Question 17.SP.2: Gear A has a mass of 10 kg and a radius of gyration of 200 m...

ANALYSIS:
Kinematics. The velocity of the point of contact, P, is the same for both gears (Fig. 1), so you have

$v_P=r_A \omega_A=r_B \omega_B        \quad \omega_A=\omega_B \frac{r_B}{r_A}=\omega_B \frac{100  \mathrm{~mm}}{250  \mathrm{~mm}}=0.40  \omega_B$

Calculations. For   $\omega_B=600  \mathrm{rpm}$,  you have

$\begin{aligned}\omega_B &=62.8  \mathrm{rad} / \mathrm{s}      \quad \omega_A=0.40  \omega_B=25.1  \mathrm{rad} / \mathrm{s} \\\bar{I}_A &=m_A \bar{k}_A^2=(10  \mathrm{~kg})(0.200  \mathrm{~m})^2=0.400  \mathrm{~kg} \cdot \mathrm{m}^2 \\\bar{I}_B &=m_B \bar{k}_B^2=(3  \mathrm{~kg})(0.080  \mathrm{~m})^2=0.0192  \mathrm{~kg} \cdot \mathrm{m}^2\end{aligned}$

Principle of Work and Energy: Apply the principle of work and energy

$T_1  +  U_{1 \rightarrow 2}=T_2$            (1)

You need to calculate the initial and final kinetic energy and the work.

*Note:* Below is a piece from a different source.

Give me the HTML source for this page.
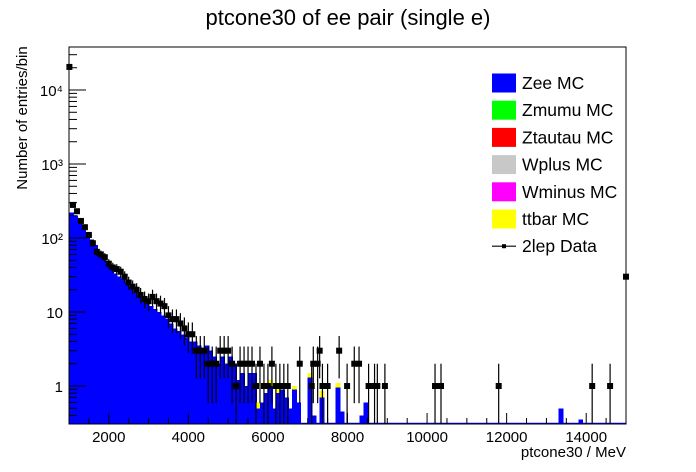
<!DOCTYPE html>
<html><head><meta charset="utf-8"><style>
body{margin:0;background:#fff;}
svg{display:block;font-family:"Liberation Sans",sans-serif;}
</style></head><body>
<svg id="c" width="696" height="472">
<text x="348" y="25" font-size="22" text-anchor="middle">ptcone30 of ee pair (single e)</text>
<text transform="translate(27,118) rotate(-90)" font-size="15" text-anchor="middle">Number of entries/bin</text>
<text x="626" y="457" font-size="15" text-anchor="end">ptcone30 / MeV</text>
<g id="plot"></g>
<g id="legend"></g>
</svg>
<script>
// MC (Zee) per-100-MeV bins starting at 1000
const mcStart = 1000, mcWidth = 100;
const mcValues = [220,200,160,130,110,95,80,65,55,45,38,33,30,28,25,22,19,17,15,13,12,11,10,9,8,7,6,5.5,5,4.5,4,4,3.5,3,3.5,3,2.5,2,2.5,2,2.5,2,1.2,1.5,1,1.5,1.5,0.5,0.6,0.8,1,0.5,0.8,0.9,0.7,0.5,0.9,0.6,0,0,1.3,0.4,0,0.7,0,0,0,0.95,0.45,0,0,0,0,0.4,0.6,0,0,0,0,0,0,0,0,0,0,0,0,0,0,0,0,0,0,0,0,0,0,0,0,0,0,0,0,0,0,0,0,0,0,0,0,0,0,0,0,0,0,0,0,0,0,0,0,0.5,0,0,0,0,0.35,0,0,0,0,0,0,0,0,0,0,0,0,0];
const ttbarValues = [0,0,0,0,0,0,0,0,0,0,0,0,0,0,0,0,0,0,0,0,0,0,0,0,0,0,0,0,0,0,0,0,0,0,0,0,0,0,0,0,0,0,0,0,0,0,0,0.1,0,0,0.2,0,0.2,0,0,0,0.1,0,0,0,0.2,0,0,0.15,0,0.3,0,0.15,0,0,0,0];
// Data points
const dataX = [1010,1100,1200,1300,1400,1500,1600,1700,1800,1900,2000,2100,2200,2300,2400,2500,2600,2700,2800,2900,3000,3100,3200,3300,3400,3500,3600,3700,3800,3900,4000,4100,4200,4300,4400,4500,4600,4700,4800,4900,5000,5100,5200,5300,5400,5500,5600,5700,5800,5900,6000,6100,6200,6300,6400,6500,6800,7140,7250,7300,7100,7370,7500,7790,7990,8170,8290,8530,8680,8750,8940,10200,10350,11800,14150,14600];
const dataY = [20500,280,230,170,140,110,85,65,60,55,45,40,38,35,30,25,22,20,17,15,14,16,14,13,12,9,8,8,7,6,5,5,3,3,3,2,2,2,3,3,3,2,1,2,2,2,2,1,2,1,1,2,1,1,1,1,2,2,2,3,1,1,1,3,1,2,2,1,1,1,1,1,1,1,1,1];
const yTicks = [1,10,100,1000,10000];
const yTickLabels = ["1","10","10²","10³","10⁴"];
const xTicks = [2000,4000,6000,8000,10000,12000,14000];

const L=69,R=626,T=47,B=424, XMIN=1000,XMAX=15000, YDEC=74, Y1=386;
const ns="http://www.w3.org/2000/svg";
const xs=v=>L+(v-XMIN)*(R-L)/(XMAX-XMIN);
const ys=v=>v<=0?B:Math.max(T,Math.min(B,Y1-Math.log10(v)*YDEC));
const plot=document.getElementById('plot');
function mk(t,a,p){const e=document.createElementNS(ns,t);for(const k in a)e.setAttribute(k,a[k]);(p||plot).appendChild(e);return e;}

mcValues.forEach((v,i)=>{
  const x0=xs(mcStart+i*mcWidth), x1=xs(mcStart+(i+1)*mcWidth);
  const tt=ttbarValues[i]||0;
  if(v+tt>0.3){
    const r=mk('rect',{x:x0,y:ys(v+tt),width:x1-x0+1,height:B-ys(v+tt),fill:'#ffff00','shape-rendering':'crispEdges'});
    
    
  }
  if(v>0.3){
    const r=mk('rect',{x:x0,y:ys(v),width:x1-x0+1,height:B-ys(v),fill:'#0000ff','shape-rendering':'crispEdges'});
    
    
  }
});
mk('line',{x1:L,y1:B-0.5,x2:R,y2:B-0.5,stroke:'#0000ff','stroke-width':1.5});

dataX.forEach((xv,i)=>{
  const v=dataY[i],x=xs(xv),s=Math.sqrt(v);
  const g=mk('g',{});
  
  
  mk('line',{x1:x,x2:x,y1:ys(v+s),y2:ys(v-s),stroke:'#000','stroke-width':1.2},g);
  mk('rect',{x:x-3,y:ys(v)-3,width:6,height:6,fill:'#000'},g);
});
const of=mk('rect',{x:R-3,y:ys(30)-3,width:6,height:6,fill:'#000'});



mk('rect',{x:L,y:T,width:R-L,height:B-T,fill:'none',stroke:'#000','stroke-width':1});
for(let d=-1;d<=4;d++){for(let m=1;m<10;m++){const v=m*Math.pow(10,d);const y=ys(v);if(y<=T||y>=B)continue;
  mk('line',{x1:L,x2:L+(m===1?17:8),y1:y,y2:y,stroke:'#000'});}}
yTicks.forEach((v,i)=>{const t=mk('text',{x:L-6,y:ys(v)+6,'font-size':15,'text-anchor':'end'});t.textContent=yTickLabels[i];
  });
for(let v=1000;v<=15000;v+=500){const x=xs(v);mk('line',{x1:x,x2:x,y1:B,y2:B-(v%2000===0?11:6),stroke:'#000'});}
xTicks.forEach(v=>{const t=mk('text',{x:xs(v),y:442,'font-size':15,'text-anchor':'middle'});t.textContent=v;
  });

const legNames=["Zee MC","Zmumu MC","Ztautau MC","Wplus MC","Wminus MC","ttbar MC","2lep Data"];
const legColors=["#0000ff","#00ff00","#ff0000","#c8c8c8","#ff00ff","#ffff00",null];
const lg=document.getElementById('legend');
legNames.forEach((n,i)=>{const yc=83+i*27.2;
  const g=mk('g',{},lg);
  
  
  if(legColors[i]){mk('rect',{x:492,y:yc-9.5,width:24,height:19,fill:legColors[i]},g);}
  else{mk('line',{x1:492,x2:516,y1:yc,y2:yc,stroke:'#000','stroke-width':1.2},g);mk('rect',{x:502,y:yc-2,width:4,height:4,fill:'#000'},g);}
  const t=mk('text',{x:522,y:yc+6,'font-size':17.5},g);t.textContent=n;});
</script>
</body></html>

Kinetic Energy. The system is initially at rest, so  $T_1$ = 0. Adding the kinetic energies of the two gears when  $v_B$ = 600 rpm gives

$\begin{aligned}T_2 &=\frac{1}{2} \bar{I}_A \omega_A^2  +  \frac{1}{2} \bar{I}_B \omega_B^2 \\&=\frac{1}{2}\left(0.400  \mathrm{~kg} \cdot \mathrm{m}^2\right)(25.1  \mathrm{rad} / \mathrm{s})^2  +  \frac{1}{2}\left(0.0192  \mathrm{~kg} \cdot \mathrm{m}^2\right)(62.8  \mathrm{rad} / \mathrm{s})^2 \\&=163.9  \mathrm{~J}\end{aligned}$

Work. Denote the angular displacement of gear B by  $\theta_B$.  Then

$U_{1 \rightarrow 2}=M \theta_B=(6  \mathrm{~N} \cdot \mathrm{m})\left(\theta_B \mathrm{rad}\right)=\left(6 \theta_B\right) \mathrm{J}$

Substituting these terms into Eq. (1) gives you

$\begin{aligned}0  +  \left(6 \theta_B\right) \mathrm{J} &=163.9  \mathrm{~J} \\ \theta_B &=27.32  \mathrm{rad}           \quad \theta_B=4.35  \mathrm{rev}\end{aligned}$

Motion of Gear A.

Kinetic Energy. Initially, gear A is at rest, so  $T_1=0$.  When  $\omega_B=600  \mathrm{rpm}$, the kinetic energy of gear A is

$T_2=\frac{1}{2} \bar{I}_A \omega_A^2=\frac{1}{2}\left(0.400  \mathrm{~kg} \cdot \mathrm{m}^2\right)(25.1  \mathrm{rad} / \mathrm{s})^2=126.0  \mathrm{~J}$

Work. The forces acting on gear A are shown in Fig. 2. The tangential force F does work equal to the product of its magnitude and of the length  $\theta_A r_A$  of the arc described by the point of contact. Since  $\theta_A r_A=\theta_B r_B$,  you have

$U_{1 \rightarrow 2}=F\left(\theta_B r_B\right)=F(27.3  \mathrm{rad})(0.100  \mathrm{~m})=F(2.73  \mathrm{~m})$

Substituting these values into work and energy gives

$\begin{aligned}T_1  +  U_{1 \rightarrow 2} &=T_2 \\0  +  F(2.73  \mathrm{~m}) &=126.0  \mathrm{~J} \\F &=+46.2  \mathrm{~N}        \quad           \quad \mathrm{~F}=46.2 \mathrm{~N} \swarrow\end{aligned}$

REFLECT and THINK: When the system was both gears, the tangential force between the gears did not appear in the work and energy equation, since it was internal to the system and therefore did no work. If you want to determine an internal force, you need to define a system where the force of interest is an external force. This problem, like most problems, also could have been solved using Newton’s second law and kinematic relationships.